Formed in 1984 by the Centro Cultural de la Raza in
San Diego, the TAF facilitates grassroots art projects that address
issues confronted by migrants and marginal communities in the San
Diego–Tijuana region. Many TAF projects have focused on Operation
Gatekeeper, a seven-year-old federal effort that has tripled the number
of armed U.S. Border Patrol agents in the region to 2,400 and erected a
10-foot-tall barricade stretching more than 14 miles from the Pacific
Ocean. Trying to evade Gatekeeper, almost 700 migrants have died near
California’s southern border, most drowning in irrigation canals or
falling to exposure in the area’s deserts and parched mountains.
To focus local and international attention on
Gatekeeper, the TAF has collaborated with nongovernmental organizations
on both sides of the border. Since 1998, the California Rural Legal
Assistance program has funded portable TAF billboards reminding Tijuana
and San Diego residents of the latest tally of migrant deaths. The
American Friends Service Committee worked with us to create a “No
Human Being Is Illegal” graphic image for bumper stickers, T-shirts
and 50-foot banners. We also work closely with Tijuana-based Casa del
Migrante and Tijuana’s Human Rights Department.
Our most successful project dates back to 1997, when
we began building hundreds of five-foot-high crosses, each painted with
a victim’s name, age and birthplace. We installed the first crosses
along a one-mile stretch of the border barricade, from Tijuana’s
International Airport to the Colonia Libertad, the oldest and most
famous border settlement, used for decades as a post for undocumented
workers crossing into the United States. Tijuana Bishop Rafael Muñoz
blessed the crosses, and locals brought flowers and candles.
Since then, we’ve displayed the project in every
major city in Mexico and California, including Mexico City’s central
plaza in 1999 and downtown Los Angeles during last year’s Democratic
National Convention. For each installation, the number of crosses
increases to reflect the latest migrant deaths. The project has
generated more than 200 front-page reports in major periodicals, from
the New York Times to the Mexico City daily La Jornada.
While addressing global economic realities, TAF
projects are meaningful for local communities. In the Tijuana township
Maclovio Rojas, for example, we run a residency program that brings
international artists and researchers to work on the community’s
development. (Maclovio Rojas, founded by women and autonomous from
federal and local authorities, takes its name from an indigenous man
from the southern state of Oaxaca who was assassinated in 1987 for
organizing farmworkers in Baja California’s San Quintín Valley.)
Our six-year-old partnership with the township helps
the community resist land grabs and environmentally destructive
development by transnational corporations. Most recently, Tijuana and
Baja California officials have been trying to seize a four-year-old
cemetery on the township’s northwestern corner for a proposed
industrial park and condominium development.
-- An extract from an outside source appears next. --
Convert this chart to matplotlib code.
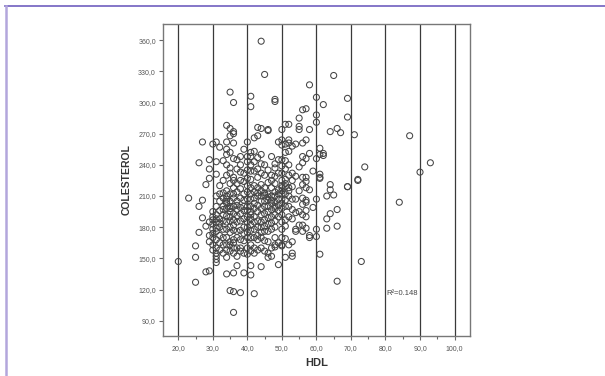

In response, the Maclovio
Rojas central committee is planning to attach our crosses to eight-foot
cement posts at 10-foot intervals around the cemetery, roughly the size
of three football fields. And the committee is changing the cemetery’s
name to Maclovio Rojas Immigrants Memorial Park.
The top of the cemetery offers a view of the United
States, seven miles to the north. It’s a reminder of why the TAF uses
public art to give the global a local meaning.